• [RECORD LIST]:
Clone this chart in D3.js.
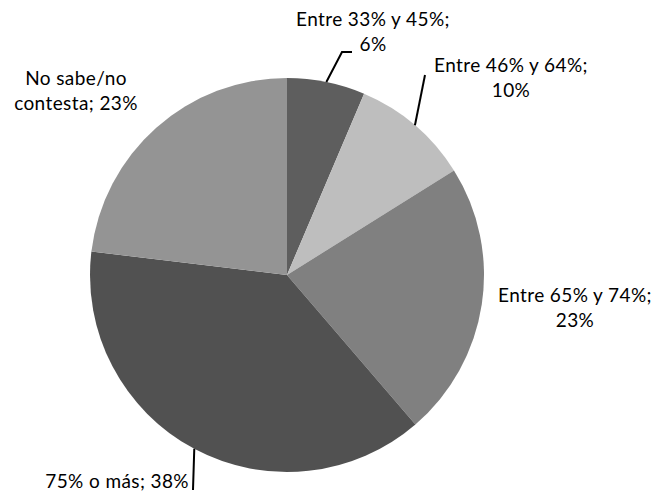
<!DOCTYPE html>
<html>
<head>
<meta charset="utf-8">
<script src="https://cdn.jsdelivr.net/npm/d3@7"></script>
<style>
  body { margin: 0; background: #fff; }
  text { font-family: Lato, "Liberation Sans", sans-serif; fill: #000; }
</style>
</head>
<body>
<div id="chart"></div>
<script>
// slices, clockwise from 12 o'clock
const categories = ["Entre 33% y 45%", "Entre 46% y 64%", "Entre 65% y 74%", "75% o más", "No sabe/no contesta"];
const values = [6.4, 9.7, 22.6, 38.2, 23.1];
const shownPct = ["6%", "10%", "23%", "38%", "23%"];
const colors = ["#5e5e5e", "#bebebe", "#808080", "#515151", "#949494"];

// label lines (text), placed by hand like the original
const labelLines = [
  ["Entre 33% y 45%;", "6%"],
  ["Entre 46% y 64%;", "10%"],
  ["Entre 65% y 74%;", "23%"],
  ["75% o más; 38%"],
  ["No sabe/no", "contesta; 23%"]
];
const labelPos = [
  { x: 373, y: 26, anchor: "middle" },
  { x: 511, y: 72, anchor: "middle" },
  { x: 575, y: 302, anchor: "middle" },
  { x: 189, y: 488, anchor: "end" },
  { x: 76, y: 85, anchor: "middle" }
];
// where the leader lines end near the label (null = no line)
const leaderEnds = [
  [[342, 52], [352, 52]],
  [[425, 75]],
  null,
  [[193, 490]],
  null
];

const width = 660;
const height = 493;
const cx = 287, cy = 275, radius = 197;

const svg = d3.select("#chart")
  .append("svg")
  .attr("width", width)
  .attr("height", height);

const g = svg.append("g")
  .attr("transform", "translate(" + cx + "," + cy + ")");

const pie = d3.pie().sort(null).value(d => d);
const arcs = pie(values);

const arc = d3.arc().innerRadius(0).outerRadius(radius);
// zero-width arc, centroid = point on the rim at mid angle
const rim = d3.arc().innerRadius(radius).outerRadius(radius);

g.selectAll("path.slice")
  .data(arcs)
  .join("path")
  .attr("class", "slice")
  .attr("d", arc)
  .attr("fill", (d, i) => colors[i]);

// leader lines
arcs.forEach(function (d, i) {
  if (!leaderEnds[i]) return;
  const p = rim.centroid(d);
  const pts = [[cx + p[0], cy + p[1]]].concat(leaderEnds[i]);
  svg.append("path")
    .attr("d", d3.line()(pts))
    .attr("fill", "none")
    .attr("stroke", "#000")
    .attr("stroke-width", 2);
});

// labels
labelLines.forEach(function (lines, i) {
  const pos = labelPos[i];
  const t = svg.append("text")
    .attr("x", pos.x)
    .attr("y", pos.y)
    .attr("text-anchor", pos.anchor)
    .style("font-size", "19px")
    .style("letter-spacing", "0.4px");
  lines.forEach(function (line, j) {
    t.append("tspan")
      .attr("x", pos.x)
      .attr("dy", j === 0 ? 0 : 25)
      .text(line);
  });
});
</script>
</body>
</html>
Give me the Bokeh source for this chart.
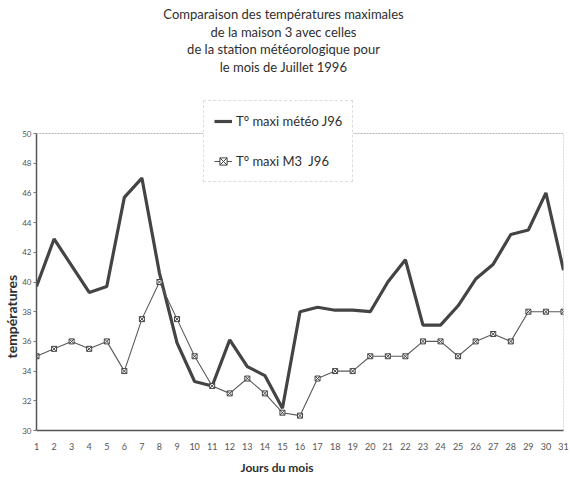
from bokeh.plotting import figure
from bokeh.models import Range1d, FixedTicker, Label, Legend, LegendItem, Span, Title
from bokeh.embed import file_html
from bokeh.resources import INLINE

days = list(range(1, 32))
t_meteo = [39.7, 42.9, 41.1, 39.3, 39.7, 45.7, 47.0, 40.6, 35.9, 33.3,
           33.0, 36.1, 34.3, 33.7, 31.5, 38.0, 38.3, 38.1, 38.1, 38.0,
           40.0, 41.5, 37.1, 37.1, 38.4, 40.2, 41.2, 43.2, 43.5, 46.0, 40.8]
t_m3 = [35.0, 35.5, 36.0, 35.5, 36.0, 34.0, 37.5, 40.0, 37.5, 35.0,
        33.0, 32.5, 33.5, 32.5, 31.2, 31.0, 33.5, 34.0, 34.0, 35.0,
        35.0, 35.0, 36.0, 36.0, 35.0, 36.0, 36.5, 36.0, 38.0, 38.0, 38.0]
y_ticks = list(range(30, 51, 2))
title_lines = ["Comparaison des températures maximales",
               "de la maison 3 avec celles",
               "de la station météorologique pour",
               "le mois de Juillet 1996"]
series_names = ["T° maxi météo J96", "T° maxi M3  J96"]
x_title = "Jours du mois"
y_title = "températures"

FONT = "Lato"
INK = "#2e2e2e"

FRAME_H = 430
AXIS_PX = 297
y_lo, y_hi = y_ticks[0], y_ticks[-1]
y_top = y_lo + (y_hi - y_lo) * FRAME_H / AXIS_PX

p = figure(width=570, height=479, output_backend="svg", toolbar_location=None,
           x_range=Range1d(days[0], days[-1]), y_range=Range1d(y_lo, y_top),
           min_border_left=36, min_border_right=7, min_border_top=0,
           min_border_bottom=49)
p.background_fill_color = "white"
p.border_fill_color = "white"
p.outline_line_color = None
p.xgrid.visible = False
p.ygrid.visible = False

p.xaxis.ticker = FixedTicker(ticks=days)
p.yaxis.ticker = FixedTicker(ticks=y_ticks)
p.yaxis.bounds = (y_lo, y_hi)
for ax in (p.xaxis, p.yaxis):
    ax.axis_line_color = "#555555"
    ax.axis_line_width = 1.5
    ax.major_label_text_font = FONT
    ax.major_label_text_color = "#555555"
    ax.minor_tick_line_color = None
    ax.minor_tick_out = 0
    ax.axis_label = None
p.xaxis.major_label_text_font_size = "9px"
p.yaxis.major_label_text_font_size = "8px"
p.xaxis.major_tick_line_color = None
p.xaxis.major_tick_out = 0
p.xaxis.major_tick_in = 0
p.xaxis.major_label_standoff = 12
p.yaxis.major_tick_out = 3
p.yaxis.major_tick_in = 0
p.yaxis.major_tick_line_color = "#777777"
p.yaxis.major_label_standoff = 2

p.add_layout(Span(location=y_hi, dimension="width", line_color="#b5b5b5",
                  line_dash="2 1", line_width=1))
p.segment(x0=[days[-1]], y0=[y_lo], x1=[days[-1]], y1=[y_hi],
          line_color="#b5b5b5", line_dash="2 1", line_width=1)

r1 = p.line(days, t_meteo, line_color="#444444", line_width=3.2)
r2 = p.line(days, t_m3, line_color="#5a5a5a", line_width=1.1)
r3 = p.scatter(days, t_m3, marker="square_x", size=5, line_color="#444444",
               fill_color="white", line_width=1)

legend = Legend(items=[LegendItem(label=series_names[0], renderers=[r1]),
                       LegendItem(label=series_names[1], renderers=[r2, r3])],
                location=(167, 248), orientation="vertical",
                label_text_font=FONT, label_text_font_size="13px",
                label_text_color=INK, label_height=20, glyph_height=20,
                glyph_width=18, label_standoff=4, spacing=20, padding=10,
                margin=0, background_fill_color="white",
                background_fill_alpha=1.0, border_line_color="#bdbdbd",
                border_line_dash="1 2", border_line_width=1)
p.add_layout(legend)

title_y = [417, 399, 382, 364]
for txt, ty in zip(title_lines, title_y):
    p.add_layout(Label(x=247, y=ty, x_units="screen", y_units="screen",
                       text=txt, text_align="center", text_baseline="middle",
                       text_font=FONT, text_font_size="13px",
                       text_color=INK))

p.add_layout(Title(text=y_title, align="left", offset=72, standoff=0,
                   text_font=FONT, text_font_size="14px",
                   text_font_style="bold", text_color=INK), "left")
p.add_layout(Title(text=x_title, align="left", offset=204, standoff=10,
                   text_font=FONT, text_font_size="12px",
                   text_font_style="bold", text_color=INK), "below")

open("out.html", "w").write(file_html(p, INLINE))
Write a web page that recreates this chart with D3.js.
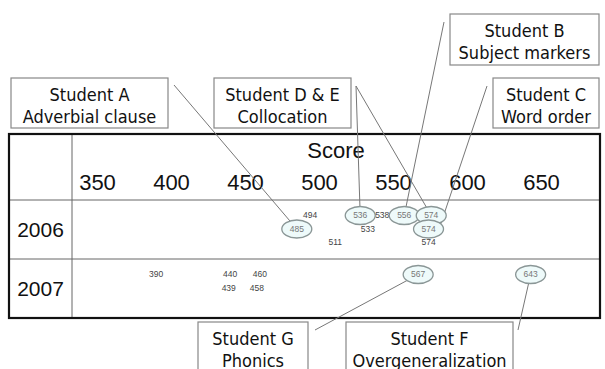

• [GIVEN INSTRUCTION]: Omitting all images, print the listing exactly.

• [SOLUTION TO THIS PROBLEM]:
Clone this chart in D3.js.
<!DOCTYPE html>
<html>
<head>
<meta charset="utf-8">
<script src="https://cdn.jsdelivr.net/npm/d3@7"></script>
<style>
  body { margin: 0; background: #fff; }
  text { font-family: Lato, "Liberation Sans", sans-serif; fill: #000; }
</style>
</head>
<body>
<div id="chart"></div>
<script>
// slices, clockwise from 12 o'clock
const categories = ["Entre 33% y 45%", "Entre 46% y 64%", "Entre 65% y 74%", "75% o más", "No sabe/no contesta"];
const values = [6.4, 9.7, 22.6, 38.2, 23.1];
const shownPct = ["6%", "10%", "23%", "38%", "23%"];
const colors = ["#5e5e5e", "#bebebe", "#808080", "#515151", "#949494"];

// label lines (text), placed by hand like the original
const labelLines = [
  ["Entre 33% y 45%;", "6%"],
  ["Entre 46% y 64%;", "10%"],
  ["Entre 65% y 74%;", "23%"],
  ["75% o más; 38%"],
  ["No sabe/no", "contesta; 23%"]
];
const labelPos = [
  { x: 373, y: 26, anchor: "middle" },
  { x: 511, y: 72, anchor: "middle" },
  { x: 575, y: 302, anchor: "middle" },
  { x: 189, y: 488, anchor: "end" },
  { x: 76, y: 85, anchor: "middle" }
];
// where the leader lines end near the label (null = no line)
const leaderEnds = [
  [[342, 52], [352, 52]],
  [[425, 75]],
  null,
  [[193, 490]],
  null
];

const width = 660;
const height = 493;
const cx = 287, cy = 275, radius = 197;

const svg = d3.select("#chart")
  .append("svg")
  .attr("width", width)
  .attr("height", height);

const g = svg.append("g")
  .attr("transform", "translate(" + cx + "," + cy + ")");

const pie = d3.pie().sort(null).value(d => d);
const arcs = pie(values);

const arc = d3.arc().innerRadius(0).outerRadius(radius);
// zero-width arc, centroid = point on the rim at mid angle
const rim = d3.arc().innerRadius(radius).outerRadius(radius);

g.selectAll("path.slice")
  .data(arcs)
  .join("path")
  .attr("class", "slice")
  .attr("d", arc)
  .attr("fill", (d, i) => colors[i]);

// leader lines
arcs.forEach(function (d, i) {
  if (!leaderEnds[i]) return;
  const p = rim.centroid(d);
  const pts = [[cx + p[0], cy + p[1]]].concat(leaderEnds[i]);
  svg.append("path")
    .attr("d", d3.line()(pts))
    .attr("fill", "none")
    .attr("stroke", "#000")
    .attr("stroke-width", 2);
});

// labels
labelLines.forEach(function (lines, i) {
  const pos = labelPos[i];
  const t = svg.append("text")
    .attr("x", pos.x)
    .attr("y", pos.y)
    .attr("text-anchor", pos.anchor)
    .style("font-size", "19px")
    .style("letter-spacing", "0.4px");
  lines.forEach(function (line, j) {
    t.append("tspan")
      .attr("x", pos.x)
      .attr("dy", j === 0 ? 0 : 25)
      .text(line);
  });
});
</script>
</body>
</html>
Give me the Bokeh source for this chart.
from bokeh.plotting import figure
from bokeh.models import Range1d, FixedTicker, Label, Legend, LegendItem, Span, Title
from bokeh.embed import file_html
from bokeh.resources import INLINE

days = list(range(1, 32))
t_meteo = [39.7, 42.9, 41.1, 39.3, 39.7, 45.7, 47.0, 40.6, 35.9, 33.3,
           33.0, 36.1, 34.3, 33.7, 31.5, 38.0, 38.3, 38.1, 38.1, 38.0,
           40.0, 41.5, 37.1, 37.1, 38.4, 40.2, 41.2, 43.2, 43.5, 46.0, 40.8]
t_m3 = [35.0, 35.5, 36.0, 35.5, 36.0, 34.0, 37.5, 40.0, 37.5, 35.0,
        33.0, 32.5, 33.5, 32.5, 31.2, 31.0, 33.5, 34.0, 34.0, 35.0,
        35.0, 35.0, 36.0, 36.0, 35.0, 36.0, 36.5, 36.0, 38.0, 38.0, 38.0]
y_ticks = list(range(30, 51, 2))
title_lines = ["Comparaison des températures maximales",
               "de la maison 3 avec celles",
               "de la station météorologique pour",
               "le mois de Juillet 1996"]
series_names = ["T° maxi météo J96", "T° maxi M3  J96"]
x_title = "Jours du mois"
y_title = "températures"

FONT = "Lato"
INK = "#2e2e2e"

FRAME_H = 430
AXIS_PX = 297
y_lo, y_hi = y_ticks[0], y_ticks[-1]
y_top = y_lo + (y_hi - y_lo) * FRAME_H / AXIS_PX

p = figure(width=570, height=479, output_backend="svg", toolbar_location=None,
           x_range=Range1d(days[0], days[-1]), y_range=Range1d(y_lo, y_top),
           min_border_left=36, min_border_right=7, min_border_top=0,
           min_border_bottom=49)
p.background_fill_color = "white"
p.border_fill_color = "white"
p.outline_line_color = None
p.xgrid.visible = False
p.ygrid.visible = False

p.xaxis.ticker = FixedTicker(ticks=days)
p.yaxis.ticker = FixedTicker(ticks=y_ticks)
p.yaxis.bounds = (y_lo, y_hi)
for ax in (p.xaxis, p.yaxis):
    ax.axis_line_color = "#555555"
    ax.axis_line_width = 1.5
    ax.major_label_text_font = FONT
    ax.major_label_text_color = "#555555"
    ax.minor_tick_line_color = None
    ax.minor_tick_out = 0
    ax.axis_label = None
p.xaxis.major_label_text_font_size = "9px"
p.yaxis.major_label_text_font_size = "8px"
p.xaxis.major_tick_line_color = None
p.xaxis.major_tick_out = 0
p.xaxis.major_tick_in = 0
p.xaxis.major_label_standoff = 12
p.yaxis.major_tick_out = 3
p.yaxis.major_tick_in = 0
p.yaxis.major_tick_line_color = "#777777"
p.yaxis.major_label_standoff = 2

p.add_layout(Span(location=y_hi, dimension="width", line_color="#b5b5b5",
                  line_dash="2 1", line_width=1))
p.segment(x0=[days[-1]], y0=[y_lo], x1=[days[-1]], y1=[y_hi],
          line_color="#b5b5b5", line_dash="2 1", line_width=1)

r1 = p.line(days, t_meteo, line_color="#444444", line_width=3.2)
r2 = p.line(days, t_m3, line_color="#5a5a5a", line_width=1.1)
r3 = p.scatter(days, t_m3, marker="square_x", size=5, line_color="#444444",
               fill_color="white", line_width=1)

legend = Legend(items=[LegendItem(label=series_names[0], renderers=[r1]),
                       LegendItem(label=series_names[1], renderers=[r2, r3])],
                location=(167, 248), orientation="vertical",
                label_text_font=FONT, label_text_font_size="13px",
                label_text_color=INK, label_height=20, glyph_height=20,
                glyph_width=18, label_standoff=4, spacing=20, padding=10,
                margin=0, background_fill_color="white",
                background_fill_alpha=1.0, border_line_color="#bdbdbd",
                border_line_dash="1 2", border_line_width=1)
p.add_layout(legend)

title_y = [417, 399, 382, 364]
for txt, ty in zip(title_lines, title_y):
    p.add_layout(Label(x=247, y=ty, x_units="screen", y_units="screen",
                       text=txt, text_align="center", text_baseline="middle",
                       text_font=FONT, text_font_size="13px",
                       text_color=INK))

p.add_layout(Title(text=y_title, align="left", offset=72, standoff=0,
                   text_font=FONT, text_font_size="14px",
                   text_font_style="bold", text_color=INK), "left")
p.add_layout(Title(text=x_title, align="left", offset=204, standoff=10,
                   text_font=FONT, text_font_size="12px",
                   text_font_style="bold", text_color=INK), "below")

open("out.html", "w").write(file_html(p, INLINE))
Write a web page that recreates this chart with D3.js.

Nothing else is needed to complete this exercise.